Apologies about the "British guys" part; it's the educational background of your team that made me assume you all were born in the UK.

I have to clarify the Philippines part. I was talking about the WRITTEN language. As you are not constructing speech-to-speech system, this is what is probably relevant to you.

As you probably can deduce from the names of our products, I also have strong ties to the Philippines. I have never been to the south which you describe, but for the rest:

* Manila is actually more of a "linguistic mixture" part, where Tagalog originates from (and this is why it was adopted in the first place, along with Manila's economic weight). Very frequently the Tagalog is, actually, "Taglish", which is when English and Tagalog words are used in the same sentence.

* Many people in Luzon use either Ilocano, local Igorot dialects, or English as native (yes, native) tongues

* Bisayans, who are the majority population-wise, strongly prefer English to Tagalog, even when their English is a bit pidgin. In fact, they have their own Bisayan version of national anthem.

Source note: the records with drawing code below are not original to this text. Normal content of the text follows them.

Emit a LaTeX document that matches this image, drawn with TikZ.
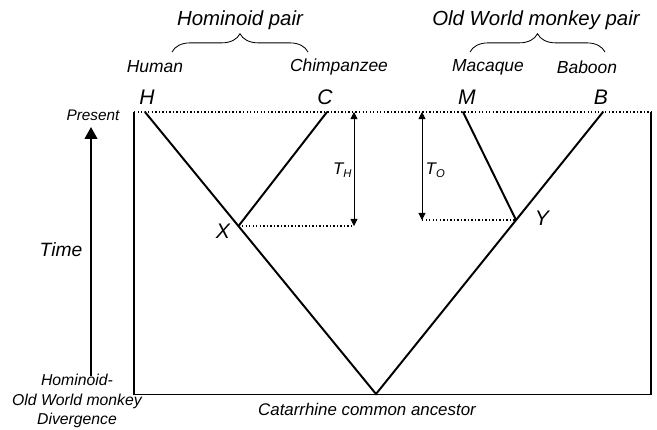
\documentclass[tikz,border=0pt]{standalone}
\usepackage{fontspec}
\setmainfont{Liberation Sans}
\usetikzlibrary{arrows.meta,positioning,calc,decorations.pathreplacing}

\newcommand{\fs}[1]{\fontsize{#1}{1.2\dimexpr#1pt\relax}\selectfont\itshape}

\begin{document}
\begin{tikzpicture}[x=0.025cm, y=-0.025cm, every node/.style={inner sep=1pt},
    branch/.style={line width=1.4pt, line cap=round},
    frame/.style={line width=1pt},
    dotline/.style={line width=1.2pt, dash pattern=on 1pt off 1.5pt},
    span/.style={line width=0.6pt, {Triangle[length=5pt,width=5pt]}-{Triangle[length=5pt,width=5pt]}},
    timearrow/.style={line width=1.4pt, -{Triangle[length=8.5pt,width=9pt]}},
    pairbrace/.style={decorate, decoration={brace, amplitude=13pt}, line width=0.6pt}]
    \useasboundingbox (0,0) rectangle (657,429);

    % tips, junctions and root
    \coordinate (H) at (145,112);
    \coordinate (C) at (327,112);
    \coordinate (M) at (463,112);
    \coordinate (B) at (603,112);
    \coordinate (R) at (376,394);
    \coordinate (X) at (238.5,226);
    \coordinate (Y) at (516,220);

    % frame
    \draw[dotline] (134,112) -- (651,112);
    \draw[frame] (134,112) -- (134,394.5) -- (651,394.5);
    \draw[line width=1.6pt] (651,394.5) -- (651,112);

    % tree
    \draw[branch] (H) -- (R) -- (B);
    \draw[branch] (C) -- (X);
    \draw[branch] (M) -- (Y);

    % branch lengths
    \coordinate (thTop) at (354,112);
    \coordinate (thBot) at (X -| thTop);
    \coordinate (toTop) at (422,112);
    \coordinate (toBot) at (Y -| toTop);
    \draw[dotline] (X) -- (thBot);
    \draw[dotline] (toBot) -- (Y);
    \draw[span] (thTop) -- (thBot);
    \draw[span] (toTop) -- (toBot);
    \node[font=\fs{12}, anchor=east] (th) at (354,170) {T\textsubscript{\itshape H}};
    \node[font=\fs{12}, anchor=west] (to) at (424,170) {T\textsubscript{\itshape O}};

    % tip and junction letters
    \node[font=\fs{15}] (Hl) at (147,97) {H};
    \node[font=\fs{15}] (Cl) at (325,97) {C};
    \node[font=\fs{15}] (Ml) at (467,97) {M};
    \node[font=\fs{15}] (Bl) at (601,97) {B};
    \node[font=\fs{15}] (Xl) at (223,231) {X};
    \node[font=\fs{15}] (Yl) at (542,218) {Y};

    % species and pairs
    \node[font=\fs{12.4}] (human) at (155,67) {Human};
    \node[font=\fs{12.4}] (chimp) at (339,67) {Chimpanzee};
    \node[font=\fs{12.4}] (macaque) at (488,67) {Macaque};
    \node[font=\fs{12.4}] (baboon) at (587,67) {Baboon};
    \draw[pairbrace] (172,52) -- (308,52);
    \draw[pairbrace] (470,52) -- (605,52);
    \node[font=\fs{14.5}] (hominoid) at (240,20) {Hominoid pair};
    \node[font=\fs{14.5}] (owm) at (536,20) {Old World monkey pair};

    % time axis
    \node[font=\fs{10.9}] (present) at (93,115) {Present};
    \node[font=\fs{13.7}] (time) at (61,250) {Time};
    \node[font=\fontsize{11.2}{13.6}\selectfont\itshape, align=center] (diverg) at (77,401) {Hominoid-\\Old World monkey\\Divergence};
    \coordinate (tBase) at (91,376);
    \coordinate (tTip) at (91,127);
    \draw[timearrow] (tBase) -- (tTip);

    \node[font=\fs{12}] (ancestor) at (367,409) {Catarrhine common ancestor};
\end{tikzpicture}
\end{document}
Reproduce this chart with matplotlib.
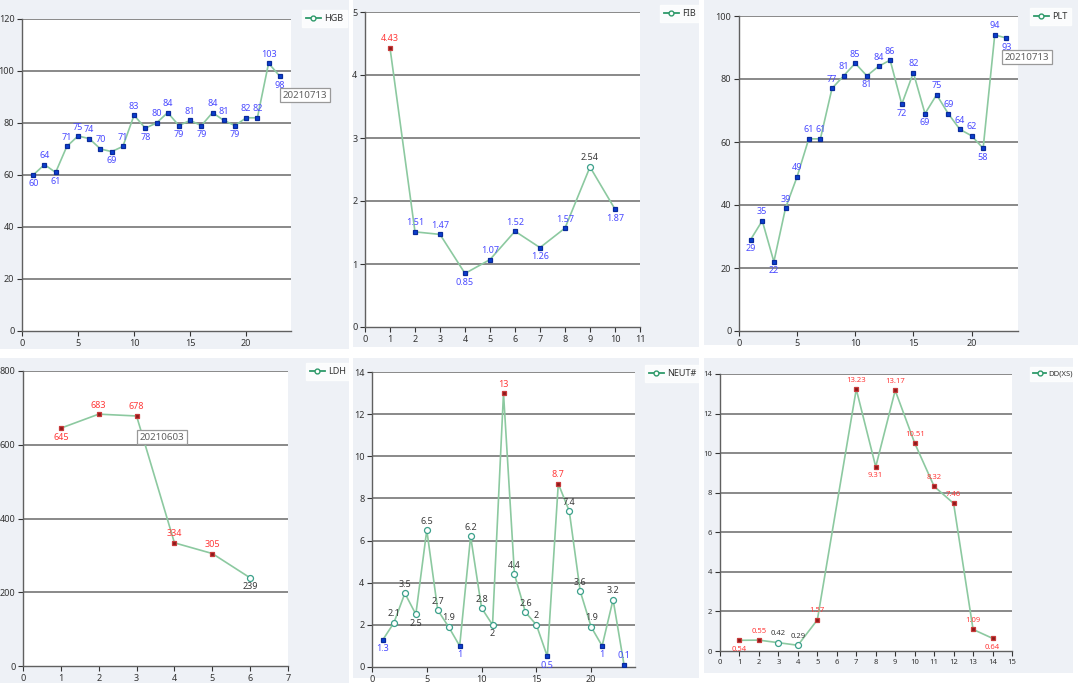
import matplotlib
matplotlib.use("Agg")
import matplotlib.pyplot as plt
from matplotlib.patches import Rectangle
from matplotlib.lines import Line2D

plt.rcParams['font.family'] = ['Noto Sans', 'DejaVu Sans']

W, H = 1080, 683

# ---- data ----
hgb_x = list(range(1, 24))
hgb_y = [60, 64, 61, 71, 75, 74, 70, 69, 71, 83, 78, 80, 84, 79, 81, 79, 84, 81, 79, 82, 82, 103, 98]
hgb_flag = list("LLLLLLLLLLLLLLLLLLLLLLL")

fib_x = list(range(1, 11))
fib_y = [4.43, 1.51, 1.47, 0.85, 1.07, 1.52, 1.26, 1.57, 2.54, 1.87]
fib_flag = list("HLLLLLLLNL")

plt_x = list(range(1, 24))
plt_y = [29, 35, 22, 39, 49, 61, 61, 77, 81, 85, 81, 84, 86, 72, 82, 69, 75, 69, 64, 62, 58, 94, 93]
plt_flag = list("LLLLLLLLLLLLLLLLLLLLLLL")

ldh_x = [1, 2, 3, 4, 5, 6]
ldh_y = [645, 683, 678, 334, 305, 239]
ldh_flag = list("HHHHHN")

neut_x = list(range(1, 24))
neut_y = [1.3, 2.1, 3.5, 2.5, 6.5, 2.7, 1.9, 1, 6.2, 2.8, 2, 13, 4.4, 2.6, 2, 0.5, 8.7, 7.4, 3.6, 1.9, 1, 3.2, 0.1]
neut_flag = list("LNNNNNNLNNNHNNNLHNNNLNL")

dd_x = [1, 2, 3, 4, 5, 7, 8, 9, 10, 11, 12, 13, 14]
dd_y = [0.54, 0.55, 0.42, 0.29, 1.57, 13.23, 9.31, 13.17, 10.51, 8.32, 7.46, 1.09, 0.64]
dd_flag = list("HHNNHHHHHHHHH")

# name, x, y, flags, xmax, xstep, ymax, ystep, axes px box (l, t, r, b), panel px box, legend px (l, t), note
panels = [
    ("HGB", hgb_x, hgb_y, hgb_flag, 24, 5, 120, 20, (22, 19, 291, 331), (0, 0, 349, 349), (302, 10), ("20210713", 305, 95)),
    ("FIB", fib_x, fib_y, fib_flag, 11, 1, 5, 1, (365, 12, 640, 327), (353, 0, 699, 347), (660, 5), None),
    ("PLT", plt_x, plt_y, plt_flag, 24, 5, 100, 20, (739, 16, 1018, 331), (704, 0, 1078, 345), (1030, 8), ("20210713", 1027, 57)),
    ("LDH", ldh_x, ldh_y, ldh_flag, 7, 1, 800, 200, (23, 371, 288, 666), (0, 358, 349, 683), (306, 363), ("20210603", 162, 437)),
    ("NEUT#", neut_x, neut_y, neut_flag, 24, 5, 14, 2, (372, 372, 635, 667), (353, 358, 699, 678), (645, 365), None),
    ("DD(XS)", dd_x, dd_y, dd_flag, 15, 1, 14, 2, (720, 374, 1012, 651), (704, 358, 1073, 673), (1030, 367), None),
]

line_c = '#8cc9a0'
mk = {
    'L': dict(marker='s', ms=3.3, mfc='#0a3fd0', mec='#0a2a9a'),
    'H': dict(marker='s', ms=3.3, mfc='#8b1a1a', mec='#c83a3a'),
    'N': dict(marker='o', ms=4.3, mfc='white', mec='#3aa08a'),
}
lab_c = {'L': '#4a4aff', 'H': '#ff3a3a', 'N': '#3a3a3a'}

fig = plt.figure(figsize=(W / 100, H / 100), dpi=100)
fig.patch.set_facecolor('white')

for name, xs, ys, fl, xmax, xstep, ymax, ystep, box, pbox, leg, note in panels:
    pl, pt, pr, pb = pbox
    fig.patches.append(Rectangle((pl / W, 1 - pb / H), (pr - pl) / W, (pb - pt) / H,
                                 transform=fig.transFigure, facecolor='#eef1f6',
                                 edgecolor='none', zorder=-5))
    l, t, r, b = box
    ax = fig.add_axes([l / W, 1 - b / H, (r - l) / W, (b - t) / H])
    ax.set_facecolor('white')
    ax.set_xlim(0, xmax)
    ax.set_ylim(0, ymax)
    ax.set_xticks(range(0, xmax + 1, xstep))
    yt = [i * ystep for i in range(int(round(ymax / ystep)) + 1)]
    ax.set_yticks(yt)
    small = name == "DD(XS)"
    fs = 5.5 if small else 6.5
    ax.tick_params(labelsize=fs, colors='#333333', length=3.5, width=0.8, pad=2,
                   direction='out')
    for s in ('top', 'right'):
        ax.spines[s].set_visible(False)
    for s in ('left', 'bottom'):
        ax.spines[s].set_color('#606060')
        ax.spines[s].set_linewidth(1.0)
    for v in yt[1:]:
        ax.axhline(v, color='#6a6a6a', lw=1.1, zorder=1)

    ax.plot(xs, ys, color=line_c, lw=1.2, zorder=2)
    n = len(ys)
    for i in range(n):
        f = fl[i]
        ax.plot(xs[i], ys[i], linestyle='none', zorder=3, mew=0.9, **mk[f])
        prev = ys[i - 1] if i > 0 else None
        nxt = ys[i + 1] if i < n - 1 else None
        nb = [v for v in (prev, nxt) if v is not None]
        below = all(ys[i] < v for v in nb)
        if below and ys[i] < 0.03 * ymax:
            below = False
        dy = -9 if below else 9
        ax.annotate(f"{ys[i]:g}", (xs[i], ys[i]), textcoords='offset pixels',
                    xytext=(0, dy), ha='center', va='center', fontsize=fs,
                    color=lab_c[f], zorder=4, annotation_clip=False)

    h = Line2D([], [], color='#2e9a6a', lw=1.3, marker='o', ms=3.5, mfc='white',
               mec='#2e9a6a')
    lg = fig.legend([h], [name], loc='upper left',
                    bbox_to_anchor=(leg[0] / W, 1 - leg[1] / H),
                    fontsize=5.5 if small else 6.5, frameon=True, fancybox=False,
                    handlelength=1.6, handletextpad=0.4, borderpad=0.45,
                    borderaxespad=0)
    lg.get_frame().set_facecolor('white')
    lg.get_frame().set_edgecolor('white')
    for tx in lg.get_texts():
        tx.set_color('#333333')

    if note:
        fig.text(note[1] / W, 1 - note[2] / H, note[0], ha='center', va='center',
                 fontsize=7, color='#606060',
                 bbox=dict(boxstyle='square,pad=0.3', fc='white', ec='#999999', lw=0.9))

fig.savefig('out.png', dpi=100)
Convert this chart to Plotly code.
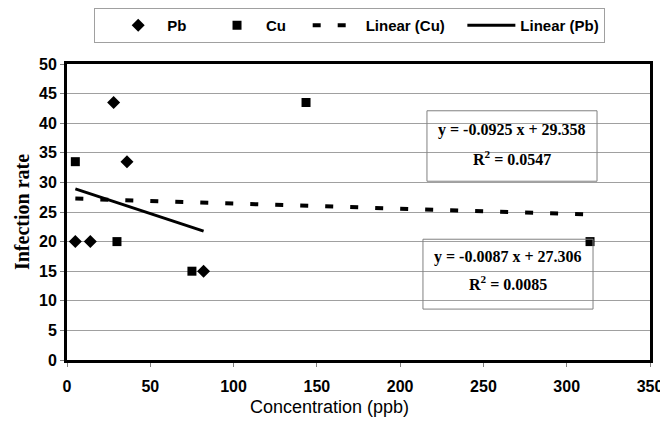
import plotly.graph_objects as go

# Data
pb_x = [5, 14, 28, 36, 82]
pb_y = [20, 20, 43.5, 33.5, 15]
cu_x = [5, 30, 75, 143.5, 314]
cu_y = [33.5, 20, 15, 43.5, 20]

pb_slope, pb_int, pb_r2 = -0.0925, 29.358, 0.0547
cu_slope, cu_int, cu_r2 = -0.0087, 27.306, 0.0085

x_ticks = [0, 50, 100, 150, 200, 250, 300, 350]
y_ticks = [0, 5, 10, 15, 20, 25, 30, 35, 40, 45, 50]

def trend(xs, m, b):
    xr = [min(xs), max(xs)]
    return xr, [m * v + b for v in xr]

pbx_t, pby_t = trend(pb_x, pb_slope, pb_int)
cux_t, cuy_t = trend(cu_x, cu_slope, cu_int)

NB = "\u00a0"
fig = go.Figure()
fig.add_trace(go.Scatter(x=pb_x, y=pb_y, mode="markers", name="Pb" + NB * 4,
                         marker=dict(symbol="diamond", size=10, color="black")))
fig.add_trace(go.Scatter(x=cu_x, y=cu_y, mode="markers", name="Cu" + NB * 4,
                         marker=dict(symbol="square", size=9, color="black")))
fig.add_trace(go.Scatter(x=cux_t, y=cuy_t, mode="lines", name="Linear (Cu)" + NB * 3,
                         line=dict(color="black", width=4, dash="8px,17px")))
fig.add_trace(go.Scatter(x=pbx_t, y=pby_t, mode="lines", name="Linear (Pb)",
                         line=dict(color="black", width=3)))

serif = "Liberation Serif"
sans = "Liberation Sans"

def eq_box(x0, x1, y0, y1, ty1, ty2, m, b, r2):
    sign = "+" if b >= 0 else "-"
    cx = (x0 + x1) / 2
    fig.add_shape(type="rect", xref="x", yref="y", x0=x0, x1=x1, y0=y0, y1=y1,
                  line=dict(color="#808080", width=1), layer="above")
    fig.add_annotation(x=cx, y=ty1, xref="x", yref="y", showarrow=False,
                       text=f"y = {m:.4f} x {sign} {abs(b):.3f}",
                       font=dict(family=serif, size=16, color="black", weight="bold"))
    fig.add_annotation(x=cx, y=ty2, xref="x", yref="y", showarrow=False,
                       text=f"R<sup>2</sup> = {r2:.4f}",
                       font=dict(family=serif, size=16, color="black", weight="bold"))

eq_box(216.1, 318.2, 30.2, 42.1, 38.9, 34.1, pb_slope, pb_int, pb_r2)
eq_box(213.7, 315.8, 8.6, 20.4, 17.4, 13.0, cu_slope, cu_int, cu_r2)

# x-axis title (sits slightly left of centre in the reference)
fig.add_annotation(x=0.451, y=-0.158, xref="paper", yref="paper", showarrow=False,
                   text="Concentration (ppb)", xanchor="center", yanchor="middle",
                   font=dict(family=sans, size=18, color="black"))

# page body has an 8px margin: figure is 660x419 placed at (8, 8)
W, H = 660, 419
fig.update_layout(
    width=W, height=H,
    margin=dict(l=59, r=18, t=56, b=67, autoexpand=False),
    paper_bgcolor="white", plot_bgcolor="white",
    showlegend=True,
    legend=dict(orientation="h", xref="container", yref="container",
                x=86 / W, y=1, xanchor="left", yanchor="top",
                bordercolor="#a0a0a0", borderwidth=1, bgcolor="white",
                itemwidth=48,
                title=dict(text=NB, side="left",
                           font=dict(family=sans, size=15, color="black")),
                font=dict(family=sans, size=15, color="black", weight="bold"),
                tracegroupgap=0),
    xaxis=dict(range=[0, 350], tickvals=x_ticks, showgrid=False, automargin=False,
               showline=True, linecolor="black", linewidth=3, mirror=True,
               ticks="outside", ticklen=4, tickcolor="#808080", ticklabelstandoff=6,
               tickfont=dict(family=sans, size=16, color="black", weight="bold"),
               zeroline=False),
    yaxis=dict(range=[0, 50], tickvals=y_ticks, showgrid=True, gridcolor="#a0a0a0",
               automargin=False,
               gridwidth=1, showline=True, linecolor="black", linewidth=3, mirror=True,
               ticks="outside", ticklen=4, tickcolor="#808080",
               tickfont=dict(family=sans, size=16, color="black", weight="bold"),
               title=dict(text="Infection rate", standoff=5,
                          font=dict(family=serif, size=20, color="black", weight="bold")),
               zeroline=False),
)

fig.write_html("out.html")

* Finally, no business document, no legal document, and very few newspapers are in Tagalog

* Over 90% of Filipino bloggers do not blog in Tagalog

* Visit this website: . Switch to "Filipino". Note that the articles are still in English - which means that nobody cares to translate the content... Visit this: , this is where the people have their say.

The linguistic difficulties of your relatives and friends relate to the SPOKEN language. That's where the great divide lies; the TV is often in Tagalog (except for American movies which are ALWAYS left un-translated), the newspapers, the documents, even the signs are in English. Weird, huh?

I guess the question "do they speak English" in case of MT systems must be "do they READ English".

Thank you very much for your invitation. I replied privately to the email.